Auricular acupuncture (needles inserted on the outer ear) also demonstrated immediate pain relief at 48 hours for acute and postoperative pain, equivalent to the pain-reducing results of analgesics. Similarly, acupuncture point stimulation (intramuscular stimulation with a focus on motor points) also demonstrated significant improvement in pain intensity scores (VAS) and total opioid use. Not only was acupuncture successful for surgical patients, but it was also beneficial in the treatment of pain and anxiety in the emergency department (ED), showing comparable results to analgesic use.

Mindfulness and Hypnotic Suggestion

As a metacognitive process, mindfulness, or being aware of the here-and-now, is the practice of attending to one’s own thoughts, feelings, and sensations without judgment. In their review, Zeidan and Vago27 provided a mechanistic account of how mindfulness meditation functions on pain management, pointing the activation of the right anterior insula and rostral aspects of the anterior cingulate cortex and orbitofrontal cortex and a deactivation of that thalamus.

Mindfulness as a self-regulatory process works to adjust pain through acceptance, whereas hypnotic suggestion is a more active intervention that aims to reduce pain. Although mindfulness is a type of active pain control, hypnotic suggestion is a vigorous approach that bolsters self-efficacy through pain reduction rather than withstanding or accepting pain.29,30 Hypnotic suggestions refer mostly to the beneficial outcomes rather than to the means in which these outcomes can supposedly be attained.31 For example, one may say silently or think to oneself “I am becoming calm and relaxed. My back is beginning to feel wonderful.” Past research has shown that hypnotic suggestions used to manage diseases evidenced significant improvement.32

Overall, a multitude of research outlines the benefits of a suitable environment and CIH modalities as ways to manage pain directly and indirectly (eg, anxiety, sleep) in hospitalized patients. In addition, these interventions can decrease analgesic use in some cases. As hospitalists and those working to manage pain begin to understand the importance of early intervention, they are encouraged to influence colleagues in hospital settings to address acute pain using some of these methods rather than relying solely on pharmacological interventions.

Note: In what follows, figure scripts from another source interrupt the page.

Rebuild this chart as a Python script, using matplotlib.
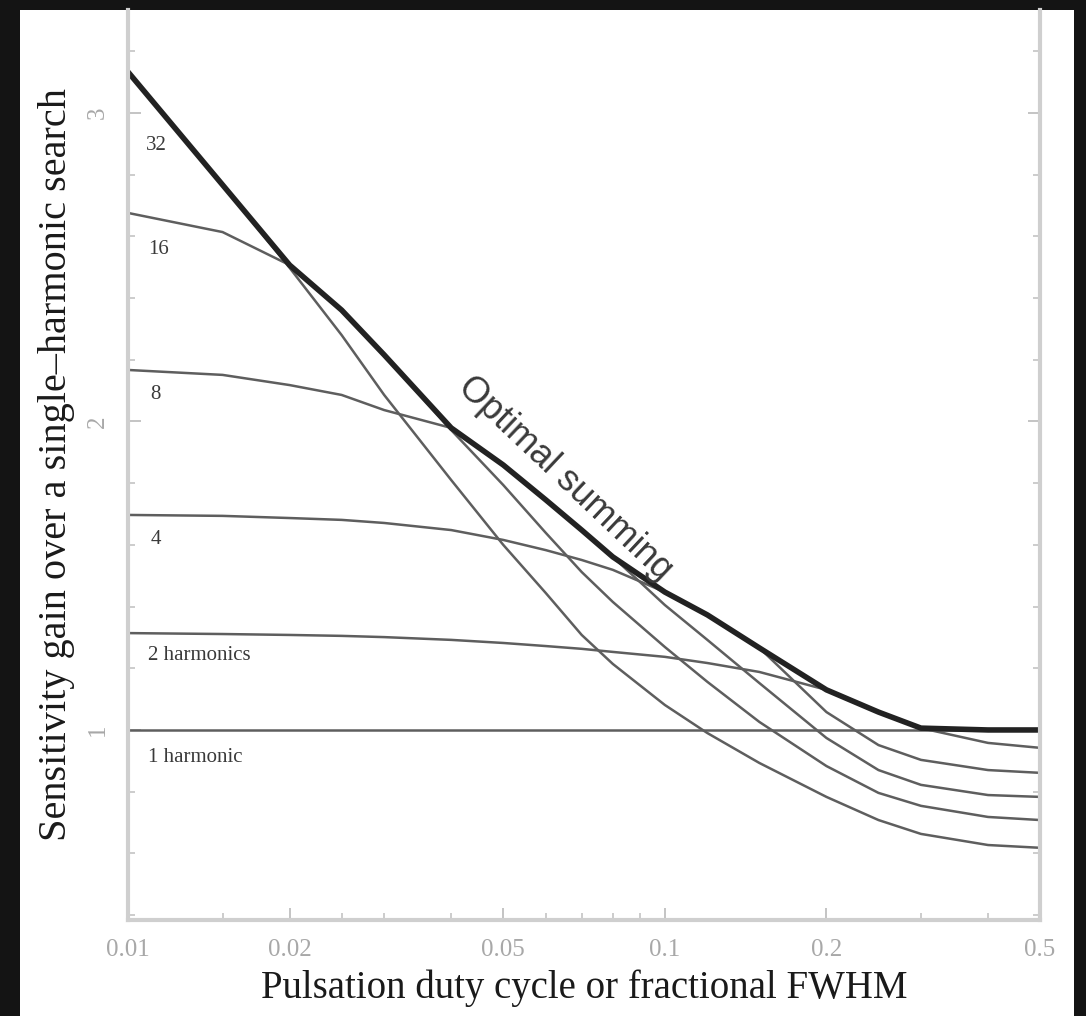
import numpy as np
import matplotlib
matplotlib.use("Agg")
import matplotlib.pyplot as plt
from matplotlib.patches import Rectangle
from matplotlib.ticker import FixedLocator, MultipleLocator, NullFormatter

# fractional pulse width (duty cycle)
duty = [0.01, 0.015, 0.02, 0.025, 0.03, 0.04, 0.05, 0.06, 0.07, 0.08,
        0.1, 0.12, 0.15, 0.2, 0.25, 0.3, 0.4, 0.5]

# sensitivity gain relative to a single-harmonic search, per number of harmonics summed
gain_1 = [1.00] * len(duty)
gain_2 = [1.314, 1.311, 1.308, 1.305, 1.301, 1.292, 1.282, 1.272, 1.263, 1.253,
          1.237, 1.217, 1.188, 1.130, 1.058, 1.006, 0.958, 0.942]
gain_4 = [1.697, 1.694, 1.687, 1.681, 1.671, 1.648, 1.616, 1.583, 1.551, 1.519,
          1.447, 1.373, 1.266, 1.058, 0.951, 0.903, 0.870, 0.861]
gain_8 = [2.167, 2.151, 2.118, 2.086, 2.037, 1.979, 1.859, 1.746, 1.648, 1.561,
          1.405, 1.292, 1.152, 0.974, 0.870, 0.822, 0.789, 0.783]
gain_16 = [2.676, 2.614, 2.507, 2.361, 2.216, 1.972, 1.794, 1.639, 1.512, 1.415,
           1.269, 1.156, 1.026, 0.883, 0.796, 0.754, 0.718, 0.708]
gain_32 = [3.133, 2.767, 2.498, 2.280, 2.086, 1.810, 1.600, 1.444, 1.308, 1.214,
           1.081, 0.990, 0.893, 0.783, 0.708, 0.663, 0.627, 0.618]

curves = [gain_1, gain_2, gain_4, gain_8, gain_16, gain_32]
curve_labels = ["1 harmonic", "2 harmonics", "4", "8", "16", "32"]
label_x = [0.0109, 0.0109, 0.0110, 0.0110, 0.0109, 0.0108]
label_y = [0.912, 1.240, 1.616, 2.086, 2.556, 2.896]

# best achievable gain: the envelope over all harmonic counts
optimal = np.max(np.array(curves), axis=0)

fig = plt.figure(figsize=(10.86, 10.16), dpi=100, facecolor="#141414")
fig.patches.append(Rectangle((20 / 1086, 0), 1054 / 1086, 1006 / 1016,
                             transform=fig.transFigure, facecolor="white",
                             edgecolor="none", zorder=-10))

ax = fig.add_axes([0.1179, 0.0945, 0.8398, 0.8957])
ax.set_facecolor("white")
ax.set_xscale("log")
ax.set_xlim(0.01, 0.5)
ax.set_ylim(0.384, 3.334)

for g in curves:
    ax.plot(duty, g, color="#5e5e5e", lw=1.8, solid_capstyle="round")
ax.plot(duty, optimal, color="#222222", lw=4, solid_capstyle="round",
        solid_joinstyle="round")

serif = ["Liberation Serif", "DejaVu Serif"]
for text, x, y in zip(curve_labels, label_x, label_y):
    ax.text(x, y, text, fontsize=15, family=serif, color="#3a3a3a",
            ha="left", va="center")

ax.text(0.0652, 1.815, "Optimal summing", fontsize=26, family="Liberation Sans",
        color="#3a3a3a", rotation=-43.3, ha="center", va="center",
        rotation_mode="anchor")

# axes frame
for side in ["left", "bottom", "right"]:
    ax.spines[side].set_color("#cfcfcf")
    ax.spines[side].set_linewidth(3)
ax.spines["top"].set_visible(False)

ax.xaxis.set_major_locator(FixedLocator([0.01, 0.02, 0.05, 0.1, 0.2, 0.5]))
ax.xaxis.set_minor_locator(FixedLocator([0.03, 0.04, 0.06, 0.07, 0.08, 0.09,
                                         0.3, 0.4, 0.015, 0.025]))
ax.xaxis.set_minor_formatter(NullFormatter())
ax.set_xticklabels(["0.01", "0.02", "0.05", "0.1", "0.2", "0.5"])
ax.yaxis.set_major_locator(FixedLocator([1, 2, 3]))
ax.yaxis.set_minor_locator(MultipleLocator(0.2))
ax.set_yticklabels(["1", "2", "3"], rotation=90, va="center")

ax.tick_params(which="both", direction="in", color="#c4c4c4", right=True)
ax.tick_params(which="major", length=9, width=1.4)
ax.tick_params(which="minor", length=5, width=1.2)
ax.tick_params(axis="x", labelsize=18, labelcolor="#a8a8a8", pad=14)
ax.tick_params(axis="y", labelsize=18, labelcolor="#a8a8a8", pad=14,
               labelright=False)
for lab in ax.get_xticklabels() + ax.get_yticklabels():
    lab.set_family(serif)

ax.set_xlabel("Pulsation duty cycle or fractional FWHM", fontsize=28,
              family=serif, color="#1a1a1a", labelpad=6)
ax.set_ylabel("Sensitivity gain over a single\u2013harmonic search",
              fontsize=29, family=serif, color="#1a1a1a", labelpad=8)

fig.savefig("out.png", dpi=100, facecolor=fig.get_facecolor())
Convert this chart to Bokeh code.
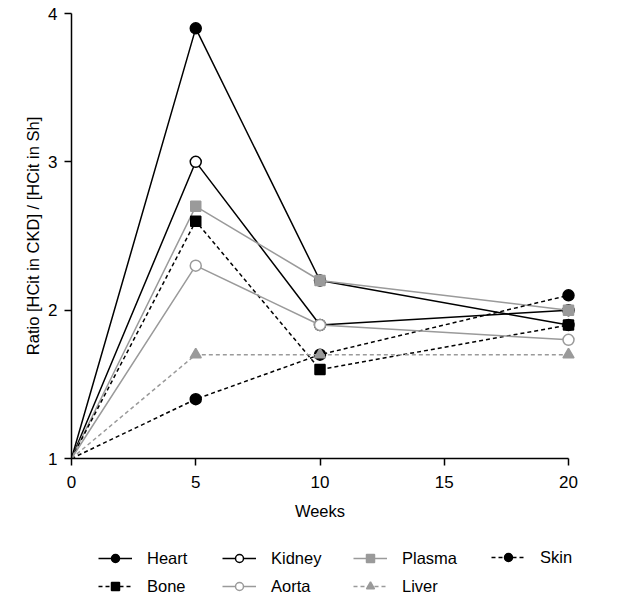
from bokeh.plotting import figure
from bokeh.models import Range1d, Legend, LegendItem, FixedTicker, LinearAxis
from bokeh.embed import file_html
from bokeh.resources import INLINE

weeks = [0, 5, 10, 20]
heart = [1.0, 3.9, 2.2, 1.9]
kidney = [1.0, 3.0, 1.9, 2.0]
plasma = [1.0, 2.7, 2.2, 2.0]
skin = [1.0, 1.4, 1.7, 2.1]
bone = [1.0, 2.6, 1.6, 1.9]
aorta = [1.0, 2.3, 1.9, 1.8]
liver = [1.0, 1.7, 1.7, 1.7]
x_ticks = [0, 5, 10, 15, 20]
y_ticks = [1, 2, 3, 4]

FONT = "Liberation Sans"
BLACK = "#000000"
GREY = "#9a9a9a"

W, H = 626, 600
# pixel layout of the axes box: x 0..20 spans 71..568, y 1..4 spans 458..13
PX_X = 497 / 20
PX_Y = 445 / 3
x_start = -71 / PX_X
x_end = (W - 71) / PX_X
y_start = 1 - (H - 458) / PX_Y
y_end = 4 + 13 / PX_Y

p = figure(output_backend="svg", toolbar_location=None,
           width=W, height=H,
           x_range=Range1d(x_start, x_end), y_range=Range1d(y_start, y_end),
           min_border_left=0, min_border_right=0, min_border_top=0,
           min_border_bottom=0, x_axis_location=None, y_axis_location=None)
p.outline_line_color = None
p.xgrid.visible = False
p.ygrid.visible = False

xaxis = LinearAxis(fixed_location=1)
yaxis = LinearAxis(fixed_location=0)
p.add_layout(xaxis, "below")
p.add_layout(yaxis, "left")

for ax in (xaxis, yaxis):
    ax.axis_line_width = 1.5
    ax.axis_line_color = BLACK
    ax.major_tick_line_width = 1.5
    ax.major_tick_line_color = BLACK
    ax.major_tick_out = 7
    ax.major_tick_in = 0
    ax.minor_tick_line_color = None
    ax.major_label_text_font = FONT
    ax.major_label_text_font_size = "17px"
    ax.major_label_text_color = BLACK
    ax.axis_label_text_font = FONT
    ax.axis_label_text_font_size = "16.5px"
    ax.axis_label_text_font_style = "normal"
    ax.axis_label_text_color = BLACK

xaxis.ticker = FixedTicker(ticks=x_ticks)
yaxis.ticker = FixedTicker(ticks=y_ticks)
xaxis.bounds = (0, 20)
yaxis.bounds = (1, 4)
xaxis.axis_label = "Weeks"
yaxis.axis_label = "Ratio [HCit in CKD] / [HCit in Sh]"
xaxis.major_label_standoff = 10
yaxis.major_label_standoff = 7
xaxis.axis_label_standoff = 11
yaxis.axis_label_standoff = 3

series = [
    ("Heart", heart, BLACK, None, "circle", BLACK, BLACK),
    ("Kidney", kidney, BLACK, None, "circle", "white", BLACK),
    ("Plasma", plasma, GREY, None, "square", GREY, GREY),
    ("Skin", skin, BLACK, "4 3", "circle", BLACK, BLACK),
    ("Bone", bone, BLACK, "4 3", "square", BLACK, BLACK),
    ("Aorta", aorta, GREY, None, "circle", "white", GREY),
    ("Liver", liver, GREY, "4 3", "triangle", GREY, GREY),
]

items = {}
for name, ys, col, dash, marker, fill, edge in series:
    lr = p.line(weeks, ys, line_color=col, line_width=1.5,
                line_dash=dash if dash else "solid")
    sr = p.scatter(weeks[1:], ys[1:], marker=marker, size=11 if marker != "square" else 10,
                   fill_color=fill, line_color=edge, line_width=1.5)
    items[name] = LegendItem(label=name, renderers=[lr, sr])

# legend columns (GraphPad-style grid), one small legend per column;
# location = (left, bottom) in px from the frame's bottom-left corner
columns = [["Heart", "Bone"], ["Kidney", "Aorta"], ["Plasma", "Liver"], ["Skin"]]
col_x = [98, 222, 353, 491]
col_bottom = [4, 4, 4, 33]
for names, cx, cb in zip(columns, col_x, col_bottom):
    lg = Legend(items=[items[n] for n in names], orientation="vertical",
                location=(cx, cb),
                label_text_font=FONT, label_text_font_size="16.5px",
                label_text_color=BLACK, glyph_width=34, glyph_height=20,
                label_standoff=15, spacing=8, padding=2, margin=0,
                border_line_color=None, background_fill_alpha=0)
    p.add_layout(lg, "center")

open("out.html", "w").write(file_html(p, INLINE))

To our knowledge, no longitudinal work has been conducted to determine the lasting effects of the above treatments and their relationship to long-term outcomes, such as chronic pain. However, it is reasonable to assume that targeting pain via CIH modalities and other nonpharmacological processes early in the course of recovery can foster greater awareness of environmental effects and set the patient on a course for better pain self-management as they continue in their recovery; possibly evading the development of chronic pain.